For more than 40 years, Amtrak has relied on $1 billion or more a year in taxpayer handouts to run slow, and often late, passenger trains. Indeed, the man considered to be the “father” of Amtrak, Anthony Haswell, recently said that he is “personally embarrassed over what I helped to create.”
Passenger trains still can offer pleasure but are otherwise obsolete as a means for moving people from point A to point B. Rails are great for moving freight but just can’t compete with buses, cars and planes when it comes to convenience and cost. Even worse, Congress treats Amtrak as a form of pork barrel, sending trains with an insignificant number of riders to remote areas of the country.
Congress did, however, take a step in the right direction in 2008 by requiring states to pay the subsidies for short‐distance lines by 2013 or else the lines would be discontinued. That was a win for federalism: Federal taxpayers shouldn’t pay for activities that benefit a particular state.
The Hoosier State, which provides rail service between Indianapolis and Chicago four days a week, was one of the lines. Until recently, the state resisted what it absurdly claimed to be a federal “unfunded mandate.” Congress didn’t mandate that the states assume the subsidy burden and keep the lines in operation. Indiana and other states were given a choice.
At the last second, the Pence administration chose to use Hoosier tax dollars to keep the Hoosier State in operation. In a deal reached with Amtrak, the state will split with local governments that have stops along the route the $2.7 million needed to continue the line for another year. The line’s occupancy rate is less than 50 percent, but the governor claims that the agreement “will make Hoosier jobs more secure and preserve an important transportation link for Indiana.”
This observer is left to conclude that political expediency was the governor’s underlying rationale because outside of politics, putting state and local taxpayers on the hook for the line makes no economic sense. According to a study penned by my Cato Institute colleague Randal O’Toole, the Hoosier State costs taxpayers 80 cents for every passenger carried one mile. And that figure doesn’t include capital and maintenance costs. The figure was the worst of 27 short‐distance routes across the United States and twice as bad as the next closest line.
O’Toole also notes that, compared to the Hoosier State, “buses are not only less expensive but are faster and more frequent than Amtrak.” Indeed, it takes Amtrak five hours to complete its route (assuming it’s on time) versus a bit over three hours for a bus. Bus fare is generally cheaper than an Amtrak ticket, and the differential is even greater when Amtrak’s generous subsidies are included. (Yes, all modes of transportation are, unfortunately, subsidized by government to some degree, but Amtrak is the largest beneficiary on a per‐passenger‐mile basis.)
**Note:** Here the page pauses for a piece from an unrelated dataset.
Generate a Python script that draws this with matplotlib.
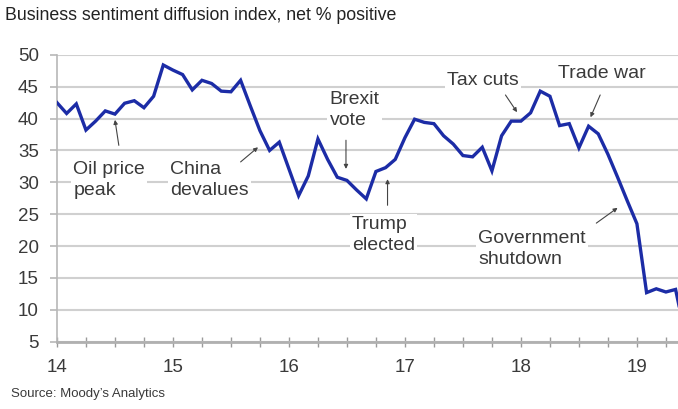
import numpy as np
import matplotlib
matplotlib.use("Agg")
import matplotlib.pyplot as plt
from matplotlib.ticker import MultipleLocator, FixedLocator

# monthly index, Jan 2014 onwards (months since Jan 2014)
sentiment = [42.5, 40.8, 42.3, 38.2, 39.6, 41.2, 40.7, 42.4, 42.8, 41.7,
             43.5, 48.4, 47.6, 46.9, 44.5, 46.0, 45.5, 44.3, 44.2, 46.0,
             42.0, 38.1, 35.0, 36.3, 32.1, 27.9, 31.0, 36.8, 33.6, 30.8,
             30.3, 28.8, 27.4, 31.7, 32.3, 33.6, 37.0, 39.9, 39.4, 39.2,
             37.3, 36.0, 34.2, 34.0, 35.5, 31.8, 37.3, 39.6, 39.6, 40.9,
             44.3, 43.5, 38.9, 39.2, 35.4, 38.8, 37.6, 34.4, 30.8, 27.1,
             23.5, 12.7, 13.3, 12.8, 13.2, 6.0]
months = np.arange(len(sentiment))
year_labels = ['14', '15', '16', '17', '18', '19']

# annotations: label, text position, arrow tail, arrow tip (months, index value)
notes = [
    ('Oil price\npeak', (1.7, 30.4), (6.4, 35.8), (6.0, 39.8)),
    ('China\ndevalues', (11.7, 30.4), (19.0, 33.2), (20.8, 35.5)),
    ('Brexit\nvote', (28.2, 41.3), (29.9, 36.6), (29.9, 32.1)),
    ('Trump\nelected', (30.5, 21.7), (34.2, 26.4), (34.2, 30.5)),
    ('Tax cuts', (40.4, 46.0), (46.4, 43.7), (47.6, 41.0)),
    ('Trade war', (51.8, 47.1), (56.2, 43.7), (55.2, 40.2)),
    ('Government\nshutdown', (43.6, 19.6), (55.8, 23.6), (58.0, 26.0)),
]

plt.rcParams['font.family'] = ['Liberation Sans', 'DejaVu Sans']
grid_col = '#d0d0d0'
text_col = '#3a3a3a'

fig = plt.figure(figsize=(6.78, 4.09), dpi=100)
ax = fig.add_axes([0.084, 0.1645, 0.916, 0.7015])

ax.plot(months, sentiment, color='#1c2ca6', linewidth=2.4, zorder=3,
        solid_joinstyle='miter')

ax.set_xlim(0, 64.25)
ax.set_ylim(5, 50)
ax.yaxis.set_major_locator(MultipleLocator(5))
ax.xaxis.set_major_locator(FixedLocator(np.arange(0, 61, 12)))
ax.xaxis.set_minor_locator(MultipleLocator(3))
ax.set_xticklabels(year_labels)

ax.grid(axis='y', color=grid_col, linewidth=1.5, zorder=0)
for s in ['top', 'right']:
    ax.spines[s].set_visible(False)
ax.spines['left'].set_color('#b8b8b8')
ax.spines['left'].set_linewidth(1.2)
ax.spines['bottom'].set_color('#b0b0b0')
ax.spines['bottom'].set_linewidth(2)

ax.tick_params(axis='y', direction='out', length=5, width=1.2,
               color='#b8b8b8', labelsize=13.5, labelcolor=text_col, pad=8)
ax.tick_params(axis='x', which='both', direction='inout', length=7.5,
               width=1, color='#9a9a9a', labelsize=13.5, labelcolor=text_col,
               pad=9)

for label, txt, tail, tip in notes:
    ax.text(txt[0], txt[1], label, ha='left', va='center', fontsize=14,
            color=text_col, linespacing=1.3, zorder=2,
            bbox=dict(facecolor='white', edgecolor='none', pad=1.5))
    ax.annotate('', xy=tip, xytext=tail,
                arrowprops=dict(arrowstyle='-|>', color='#444444', lw=0.8,
                                mutation_scale=6, shrinkA=0, shrinkB=0),
                zorder=4)

fig.text(0.008, 1 - 19.5 / 409, 'Business sentiment diffusion index, net % positive',
         ha='left', va='baseline', fontsize=12.8, color='#222222')
fig.text(0.016, 1 - 397 / 409, "Source: Moody\u2019s Analytics",
         ha='left', va='baseline', fontsize=9.5, color=text_col)

fig.savefig('out.png', dpi=100)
The cost‐benefit analysis performed by an outside firm for the Indiana Department Transportation also shows that having Indiana taxpayers foot the subsidy bill for the Hoosier State is a terrible deal. Whether service is continued as is or services are improved, the analysis shows that Indiana taxpayers would be on the hook for millions of dollars annually with minimal benefit. For example, under the four improved service options considered, the study found “no appreciable highways congestion delay savings” and “no airport congestion delay savings.”
Other than assuaging some local special interests and rail enthusiasts, it’s hard to understand why the allegedly fiscally conservative governor of Indiana would support even a one‐year deal to maintain the Hoosier State. Decades ago, former U.S. Sen. Russell Long asked why the government was trying to get people “to leave a taxpaying organization, the bus company, and ride on a tax‐eating organization, Amtrak?” Someone should ask Gov. Pence the same question.